Pharmacopsychiatry 2020; 53(02): 93
DOI: 10.1055/s-0039-3403033
P5 Neuroimaging
Georg Thieme Verlag KG Stuttgart · New York

Processing emotional ambiguity: When the prefrontal cortex jumps at a subtle smile

I Thome
1   Universität Marburg, Germany
› Author Affiliations
Further Information

Publication History

Publication Date:
24 February 2020 (online)

 
 

    Introduction Reading other peopleʼs emotional facial expressions is a crucial aspect of social communication. What most people take for granted, is an insurmountable obstacle for patients suffering from an Autism-Spectrum-Disorder (ASD) or people affected with a condition called emotional blindness (Alexithymia). In the present study, we aimed to gain a deeper understanding of the underlying brain areas involved in such a complex task as the successful categorization of emotions. While most research on emotion categorization has been conducted with stereotypic emotions, real-life situations are more complex involving highly ambiguous emotional expressions. Hence, we set out to delineate the involvement of the prefrontal cortex (PFC) when subjects are confronted with pictures of ambiguous emotional faces.

    Methods 30 healthy right-handed subjects were included in a functional magnetic resonance (fmri) study. Each subject perceived 480 morphed emotional face stimuli varying in their emotional content from prototypic emotions (happy, angry, sad, fearful) to complete ambiguity. For each emotional face stimulus, subjects indicated the predominant emotion in a two-alternative forced choice task.
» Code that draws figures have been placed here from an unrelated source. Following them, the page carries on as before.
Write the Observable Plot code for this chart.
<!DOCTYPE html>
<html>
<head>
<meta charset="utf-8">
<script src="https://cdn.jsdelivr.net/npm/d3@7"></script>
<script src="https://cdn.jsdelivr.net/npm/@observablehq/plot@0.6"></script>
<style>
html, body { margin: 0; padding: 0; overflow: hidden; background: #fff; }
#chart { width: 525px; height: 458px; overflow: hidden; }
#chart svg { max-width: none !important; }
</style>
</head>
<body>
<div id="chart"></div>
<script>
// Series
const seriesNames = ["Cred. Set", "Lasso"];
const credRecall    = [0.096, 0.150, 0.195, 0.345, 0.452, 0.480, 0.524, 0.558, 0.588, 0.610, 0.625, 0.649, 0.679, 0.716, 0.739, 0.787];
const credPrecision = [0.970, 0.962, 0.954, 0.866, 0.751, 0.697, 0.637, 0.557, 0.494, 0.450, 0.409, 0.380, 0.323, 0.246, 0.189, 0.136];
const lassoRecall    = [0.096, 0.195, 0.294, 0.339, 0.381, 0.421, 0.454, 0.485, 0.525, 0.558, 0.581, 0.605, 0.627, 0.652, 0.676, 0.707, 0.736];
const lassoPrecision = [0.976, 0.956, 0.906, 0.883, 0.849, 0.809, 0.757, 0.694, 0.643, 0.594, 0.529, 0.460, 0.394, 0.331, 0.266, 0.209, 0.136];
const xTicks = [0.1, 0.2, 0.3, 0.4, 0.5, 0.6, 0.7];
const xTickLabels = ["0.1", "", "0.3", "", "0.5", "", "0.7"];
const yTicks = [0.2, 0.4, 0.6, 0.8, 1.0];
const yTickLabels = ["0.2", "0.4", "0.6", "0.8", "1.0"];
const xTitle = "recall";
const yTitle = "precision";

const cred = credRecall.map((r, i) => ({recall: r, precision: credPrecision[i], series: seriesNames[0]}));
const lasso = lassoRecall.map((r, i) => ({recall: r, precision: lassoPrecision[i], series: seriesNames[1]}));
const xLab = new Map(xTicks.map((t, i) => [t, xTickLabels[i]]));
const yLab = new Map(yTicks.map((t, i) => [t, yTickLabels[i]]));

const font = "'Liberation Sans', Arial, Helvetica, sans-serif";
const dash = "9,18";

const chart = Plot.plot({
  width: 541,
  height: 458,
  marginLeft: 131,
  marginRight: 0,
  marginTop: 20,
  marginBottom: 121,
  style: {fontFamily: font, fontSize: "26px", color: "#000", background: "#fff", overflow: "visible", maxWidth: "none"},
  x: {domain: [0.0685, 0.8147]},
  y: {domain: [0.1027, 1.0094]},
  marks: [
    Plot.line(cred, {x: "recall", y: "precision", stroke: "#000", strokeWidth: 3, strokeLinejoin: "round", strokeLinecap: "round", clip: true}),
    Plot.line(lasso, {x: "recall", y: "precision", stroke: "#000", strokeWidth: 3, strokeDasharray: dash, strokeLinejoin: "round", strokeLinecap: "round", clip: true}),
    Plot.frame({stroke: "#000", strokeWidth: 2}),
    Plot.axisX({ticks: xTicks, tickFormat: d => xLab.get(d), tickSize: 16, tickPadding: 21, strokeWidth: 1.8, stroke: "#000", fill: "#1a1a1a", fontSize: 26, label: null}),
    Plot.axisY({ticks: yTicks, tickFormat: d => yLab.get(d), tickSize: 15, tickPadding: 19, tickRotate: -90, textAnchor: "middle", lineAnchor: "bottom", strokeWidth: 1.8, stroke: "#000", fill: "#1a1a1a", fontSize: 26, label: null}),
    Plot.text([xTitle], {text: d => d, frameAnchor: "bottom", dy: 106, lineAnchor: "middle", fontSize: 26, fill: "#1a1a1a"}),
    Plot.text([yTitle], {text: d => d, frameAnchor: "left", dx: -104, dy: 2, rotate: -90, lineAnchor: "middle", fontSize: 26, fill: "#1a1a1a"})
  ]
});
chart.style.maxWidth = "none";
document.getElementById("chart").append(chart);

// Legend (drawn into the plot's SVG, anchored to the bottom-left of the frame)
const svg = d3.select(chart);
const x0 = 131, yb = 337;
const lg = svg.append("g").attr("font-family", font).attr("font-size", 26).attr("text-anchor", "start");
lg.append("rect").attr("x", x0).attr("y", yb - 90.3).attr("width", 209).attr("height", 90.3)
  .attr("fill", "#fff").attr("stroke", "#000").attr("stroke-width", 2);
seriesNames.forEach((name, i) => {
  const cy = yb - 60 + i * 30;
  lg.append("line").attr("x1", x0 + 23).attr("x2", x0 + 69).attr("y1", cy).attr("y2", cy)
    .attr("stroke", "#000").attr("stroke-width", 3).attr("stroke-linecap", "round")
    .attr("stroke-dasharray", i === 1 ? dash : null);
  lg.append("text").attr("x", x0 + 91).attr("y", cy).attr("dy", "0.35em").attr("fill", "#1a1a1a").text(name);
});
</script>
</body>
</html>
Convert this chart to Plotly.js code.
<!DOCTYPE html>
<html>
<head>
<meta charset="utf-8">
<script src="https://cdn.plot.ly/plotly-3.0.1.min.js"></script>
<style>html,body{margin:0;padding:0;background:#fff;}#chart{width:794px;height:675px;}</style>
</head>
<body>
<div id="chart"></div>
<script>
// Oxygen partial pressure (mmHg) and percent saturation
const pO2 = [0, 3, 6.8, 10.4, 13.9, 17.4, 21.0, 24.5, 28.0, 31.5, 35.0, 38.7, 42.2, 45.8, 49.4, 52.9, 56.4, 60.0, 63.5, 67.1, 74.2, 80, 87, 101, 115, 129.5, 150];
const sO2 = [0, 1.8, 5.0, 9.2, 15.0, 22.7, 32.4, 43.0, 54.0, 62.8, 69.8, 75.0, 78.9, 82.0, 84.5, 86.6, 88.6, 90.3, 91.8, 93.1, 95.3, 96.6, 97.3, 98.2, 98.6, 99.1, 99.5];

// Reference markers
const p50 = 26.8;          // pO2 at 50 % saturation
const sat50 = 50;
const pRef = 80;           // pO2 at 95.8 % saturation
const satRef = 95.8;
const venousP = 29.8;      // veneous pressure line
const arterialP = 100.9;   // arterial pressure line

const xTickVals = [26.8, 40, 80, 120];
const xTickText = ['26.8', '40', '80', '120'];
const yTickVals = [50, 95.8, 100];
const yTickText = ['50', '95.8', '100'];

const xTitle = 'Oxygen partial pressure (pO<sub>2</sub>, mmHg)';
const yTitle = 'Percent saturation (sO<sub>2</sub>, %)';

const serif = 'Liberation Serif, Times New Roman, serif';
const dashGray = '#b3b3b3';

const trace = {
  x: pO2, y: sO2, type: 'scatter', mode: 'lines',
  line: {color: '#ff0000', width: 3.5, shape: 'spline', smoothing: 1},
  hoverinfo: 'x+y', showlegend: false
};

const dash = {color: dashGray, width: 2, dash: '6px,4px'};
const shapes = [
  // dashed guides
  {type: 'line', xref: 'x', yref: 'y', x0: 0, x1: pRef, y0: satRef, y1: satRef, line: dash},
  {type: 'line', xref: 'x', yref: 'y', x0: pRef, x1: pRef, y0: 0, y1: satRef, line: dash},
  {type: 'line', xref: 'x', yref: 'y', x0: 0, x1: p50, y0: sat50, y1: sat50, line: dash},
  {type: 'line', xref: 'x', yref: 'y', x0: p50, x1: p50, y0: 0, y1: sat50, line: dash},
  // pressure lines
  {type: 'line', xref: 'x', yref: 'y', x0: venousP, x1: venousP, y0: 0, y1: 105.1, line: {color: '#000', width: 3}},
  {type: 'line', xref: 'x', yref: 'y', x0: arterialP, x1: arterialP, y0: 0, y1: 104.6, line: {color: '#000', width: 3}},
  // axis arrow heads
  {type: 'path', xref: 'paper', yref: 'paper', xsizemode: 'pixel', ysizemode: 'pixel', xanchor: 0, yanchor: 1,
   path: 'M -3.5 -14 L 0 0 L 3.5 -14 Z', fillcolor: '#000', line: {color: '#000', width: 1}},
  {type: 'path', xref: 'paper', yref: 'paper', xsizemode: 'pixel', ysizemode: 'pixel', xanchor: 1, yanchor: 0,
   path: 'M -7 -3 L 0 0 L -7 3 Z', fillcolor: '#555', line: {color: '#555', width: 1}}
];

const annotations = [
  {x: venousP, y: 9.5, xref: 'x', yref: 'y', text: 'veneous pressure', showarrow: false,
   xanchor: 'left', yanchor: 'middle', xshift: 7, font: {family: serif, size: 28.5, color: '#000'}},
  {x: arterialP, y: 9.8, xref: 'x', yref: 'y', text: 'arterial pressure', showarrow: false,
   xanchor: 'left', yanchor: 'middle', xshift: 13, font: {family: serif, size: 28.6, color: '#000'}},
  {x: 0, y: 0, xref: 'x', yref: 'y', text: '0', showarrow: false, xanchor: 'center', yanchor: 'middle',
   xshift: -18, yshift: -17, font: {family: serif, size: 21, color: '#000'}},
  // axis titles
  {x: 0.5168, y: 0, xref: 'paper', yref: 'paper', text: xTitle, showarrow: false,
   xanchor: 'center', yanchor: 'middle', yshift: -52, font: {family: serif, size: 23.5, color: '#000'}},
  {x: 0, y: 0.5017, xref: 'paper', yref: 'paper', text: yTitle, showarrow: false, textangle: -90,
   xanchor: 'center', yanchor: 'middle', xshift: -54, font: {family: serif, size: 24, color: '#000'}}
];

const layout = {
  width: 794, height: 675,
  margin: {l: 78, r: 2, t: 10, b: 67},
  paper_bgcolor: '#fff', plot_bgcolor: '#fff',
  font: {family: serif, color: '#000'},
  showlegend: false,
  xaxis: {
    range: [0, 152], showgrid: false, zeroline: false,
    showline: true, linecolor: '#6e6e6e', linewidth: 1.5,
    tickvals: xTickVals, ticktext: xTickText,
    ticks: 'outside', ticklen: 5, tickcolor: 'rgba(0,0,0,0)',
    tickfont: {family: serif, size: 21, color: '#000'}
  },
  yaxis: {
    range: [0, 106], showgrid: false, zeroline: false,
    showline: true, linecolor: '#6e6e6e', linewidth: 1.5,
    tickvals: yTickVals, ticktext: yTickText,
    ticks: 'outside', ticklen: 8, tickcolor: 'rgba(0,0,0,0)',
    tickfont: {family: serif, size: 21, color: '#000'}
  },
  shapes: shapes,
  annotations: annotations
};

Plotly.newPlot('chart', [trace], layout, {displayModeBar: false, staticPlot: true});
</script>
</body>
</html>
    Results When using the emotional intensity as a parametric modulator, we could show that the PFC together with the anterior insular gets increasingly activated while the emotional content is reduced to complete ambiguity. Task performance (steepness of the psychometric curve) was correlated with brain activity in the inferior frontal gyrus (IFG), indicating a central role of the IFG in top-down processing of ambiguous emotions.

    Conclusion These preliminary results are an important groundwork to further investigate emotion categorization in patients with ASD and Alexithymia.